* begin Given data *

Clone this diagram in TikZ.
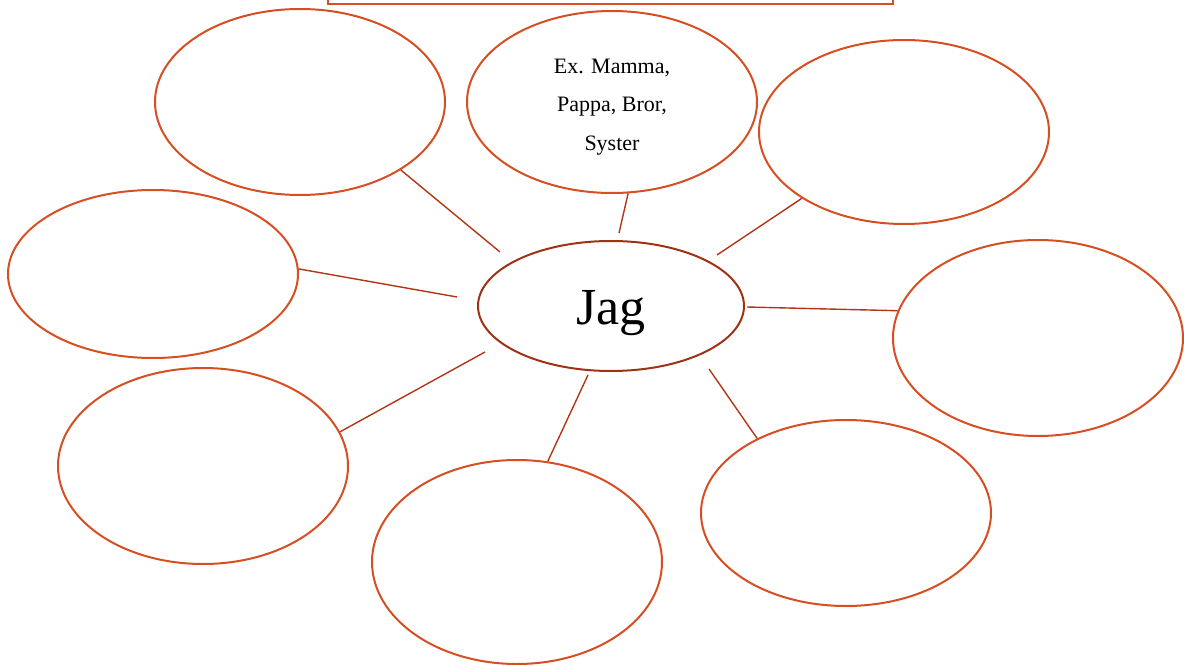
\documentclass[tikz,border=0pt]{standalone}
\usepackage{fontspec}
\setmainfont{Liberation Serif}
\usetikzlibrary{shapes.geometric}
\definecolor{orng}{RGB}{214,78,34}
\definecolor{dkred}{RGB}{158,50,20}
\definecolor{lnred}{RGB}{176,54,22}
\begin{document}
\begin{tikzpicture}[x=1pt,y=-1pt,
  bub/.style={ellipse,draw=orng,line width=2pt,inner sep=0pt,minimum width=290pt},
  conn/.style={draw=lnred,line width=1.4pt}]
\useasboundingbox (0,0) rectangle (1184,666);
\begin{scope}
\clip (0,0) rectangle (1184,666);
\draw[orng,line width=1.6pt] (328,-40) rectangle (893,4);
\end{scope}
\node[bub,minimum height=186pt] (tl) at (300,102) {};
\node[bub,minimum height=182pt] (tm) at (612,102) {};
\node[align=center,font=\fontsize{22}{38.5}\selectfont] (tmtext) at (612,107) {Ex. Mamma,\\Pappa, Bror,\\Syster};
\node[bub,minimum height=184pt] (tr) at (904,132) {};
\node[bub,minimum height=168pt] (lf) at (153,274) {};
\node[bub,minimum height=196pt] (rt) at (1038,338) {};
\node[bub,minimum height=196pt] (bl) at (203,466) {};
\node[bub,minimum height=204pt] (bm) at (517,562) {};
\node[bub,minimum height=186pt] (br) at (846,513) {};
\node[ellipse,draw=dkred,line width=2pt,inner sep=0pt,minimum width=266pt,minimum height=130pt] (jag) at (611,306) {};
\node[font=\fontsize{52}{60}\selectfont] (jagtext) at (611,313) {Jag};
\coordinate (j1) at (500,252);
\coordinate (j2) at (619,233);
\coordinate (j3) at (717,255);
\coordinate (j4) at (457,297);
\coordinate (j5) at (747,307);
\coordinate (j6) at (485,352);
\coordinate (j7) at (588,375);
\coordinate (j8) at (709,369);
\draw[conn] (tl.-34) -- (j1);
\draw[conn] (tm.-80.6) -- (j2);
\draw[conn] (tr.-147) -- (j3);
\draw[conn] (lf.2.7) -- (j4);
\draw[conn] (rt.169) -- (j5);
\draw[conn] (bl.14.8) -- (j6);
\draw[conn] (bm.73.3) -- (j7);
\draw[conn] (br.140) -- (j8);
\end{tikzpicture}
\end{document}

* end Given data *

Exercise aim. Output an exact copy of the material, with the pictures removed.

Completed task.
Clone this diagram in TikZ.
\documentclass[tikz,border=0pt]{standalone}
\usepackage{fontspec}
\setmainfont{Liberation Serif}
\usetikzlibrary{shapes.geometric}
\definecolor{orng}{RGB}{214,78,34}
\definecolor{dkred}{RGB}{158,50,20}
\definecolor{lnred}{RGB}{176,54,22}
\begin{document}
\begin{tikzpicture}[x=1pt,y=-1pt,
  bub/.style={ellipse,draw=orng,line width=2pt,inner sep=0pt,minimum width=290pt},
  conn/.style={draw=lnred,line width=1.4pt}]
\useasboundingbox (0,0) rectangle (1184,666);
\begin{scope}
\clip (0,0) rectangle (1184,666);
\draw[orng,line width=1.6pt] (328,-40) rectangle (893,4);
\end{scope}
\node[bub,minimum height=186pt] (tl) at (300,102) {};
\node[bub,minimum height=182pt] (tm) at (612,102) {};
\node[align=center,font=\fontsize{22}{38.5}\selectfont] (tmtext) at (612,107) {Ex. Mamma,\\Pappa, Bror,\\Syster};
\node[bub,minimum height=184pt] (tr) at (904,132) {};
\node[bub,minimum height=168pt] (lf) at (153,274) {};
\node[bub,minimum height=196pt] (rt) at (1038,338) {};
\node[bub,minimum height=196pt] (bl) at (203,466) {};
\node[bub,minimum height=204pt] (bm) at (517,562) {};
\node[bub,minimum height=186pt] (br) at (846,513) {};
\node[ellipse,draw=dkred,line width=2pt,inner sep=0pt,minimum width=266pt,minimum height=130pt] (jag) at (611,306) {};
\node[font=\fontsize{52}{60}\selectfont] (jagtext) at (611,313) {Jag};
\coordinate (j1) at (500,252);
\coordinate (j2) at (619,233);
\coordinate (j3) at (717,255);
\coordinate (j4) at (457,297);
\coordinate (j5) at (747,307);
\coordinate (j6) at (485,352);
\coordinate (j7) at (588,375);
\coordinate (j8) at (709,369);
\draw[conn] (tl.-34) -- (j1);
\draw[conn] (tm.-80.6) -- (j2);
\draw[conn] (tr.-147) -- (j3);
\draw[conn] (lf.2.7) -- (j4);
\draw[conn] (rt.169) -- (j5);
\draw[conn] (bl.14.8) -- (j6);
\draw[conn] (bm.73.3) -- (j7);
\draw[conn] (br.140) -- (j8);
\end{tikzpicture}
\end{document}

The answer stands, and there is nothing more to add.